▶ [TASK OBJECTIVE] Take the listing from its first line through the line that contains "const growth = [5.8, 57.1, -17, -20, 11.8];" and please retype those lines exactly, leaving out the pictures.

▶ [STORED DATA]
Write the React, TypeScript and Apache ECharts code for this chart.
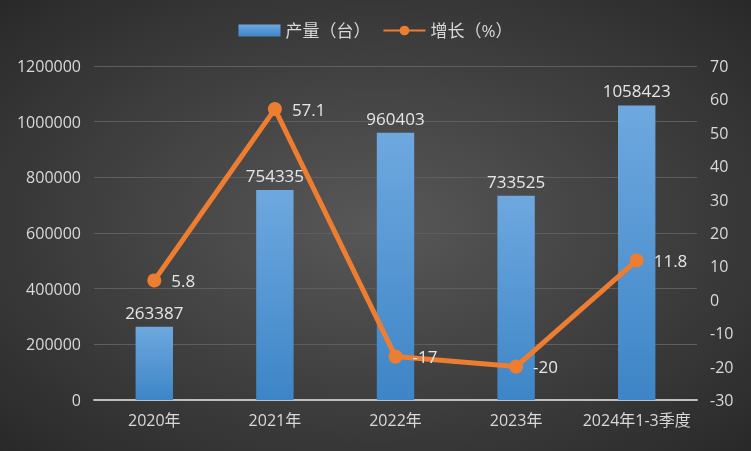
import React, { useEffect, useRef } from "react";
import * as echarts from "echarts";

const categories = ["2020年", "2021年", "2022年", "2023年", "2024年1-3季度"];
const output = [263387, 754335, 960403, 733525, 1058423];
const growth = [5.8, 57.1, -17, -20, 11.8];

export default function App() {
  const ref = useRef<HTMLDivElement>(null);
  useEffect(() => {
    if (!ref.current) return;
    const chart = echarts.init(ref.current, null, { renderer: "svg" });
    const font = "'Open Sans', 'Noto Sans CJK SC', sans-serif";
    chart.setOption({
      animation: false,
      backgroundColor: new echarts.graphic.RadialGradient(0.5, 0.5, 0.75, [
        { offset: 0, color: "#585858" },
        { offset: 1, color: "#262626" },
      ]),
      textStyle: { fontFamily: font },
      legend: {
        top: 17,
        left: "center",
        itemGap: 12,
        itemWidth: 42,
        itemHeight: 12,
        textStyle: { color: "#d9d9d9", fontSize: 17, fontFamily: font },
        data: [
          { name: "产量（台）", icon: "rect" },
          { name: "增长（%）" },
        ],
      },
      grid: { left: 94, right: 54, top: 66, bottom: 51, containLabel: false },
      xAxis: {
        type: "category",
        data: categories,
        axisLine: { lineStyle: { color: "#bfbfbf", width: 2 } },
        axisTick: { show: false },
        axisLabel: { color: "#d9d9d9", fontSize: 16, margin: 12, interval: 0, fontFamily: font },
      },
      yAxis: [
        {
          type: "value",
          min: 0,
          max: 1200000,
          interval: 200000,
          axisLine: { show: false },
          axisTick: { show: false },
          axisLabel: {
            color: "#d9d9d9",
            fontSize: 16,
            margin: 13,
            fontFamily: font,
            formatter: (v: number) => String(v),
          },
          splitLine: { lineStyle: { color: "#5e5e5e", width: 1 } },
        },
        {
          type: "value",
          min: -30,
          max: 70,
          interval: 10,
          axisLine: { show: false },
          axisTick: { show: false },
          axisLabel: { color: "#d9d9d9", fontSize: 16, margin: 13, fontFamily: font },
          splitLine: { show: false },
        },
      ],
      series: [
        {
          name: "产量（台）",
          type: "bar",
          data: output,
          barWidth: "31%",
          itemStyle: {
            color: new echarts.graphic.LinearGradient(0, 0, 0, 1, [
              { offset: 0, color: "#6ea8df" },
              { offset: 1, color: "#3d85c7" },
            ]),
          },
          label: {
            show: true,
            position: "top",
            distance: 6,
            color: "#e6e6e6",
            fontSize: 17,
            fontFamily: font,
          },
        },
        {
          name: "增长（%）",
          type: "line",
          yAxisIndex: 1,
          data: growth,
          symbol: "circle",
          symbolSize: 14,
          lineStyle: { color: "#ed7d31", width: 5 },
          itemStyle: { color: "#ed7d31" },
          label: {
            show: true,
            position: "right",
            distance: 10,
            color: "#e6e6e6",
            fontSize: 17,
            fontFamily: font,
          },
        },
      ],
    });
    return () => chart.dispose();
  }, []);
  return <div ref={ref} style={{ width: 751, height: 451, position: "fixed", left: 0, top: 0 }} />;
}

▶ [FULL ANSWER]
Write the React, TypeScript and Apache ECharts code for this chart.
import React, { useEffect, useRef } from "react";
import * as echarts from "echarts";

const categories = ["2020年", "2021年", "2022年", "2023年", "2024年1-3季度"];
const output = [263387, 754335, 960403, 733525, 1058423];
const growth = [5.8, 57.1, -17, -20, 11.8];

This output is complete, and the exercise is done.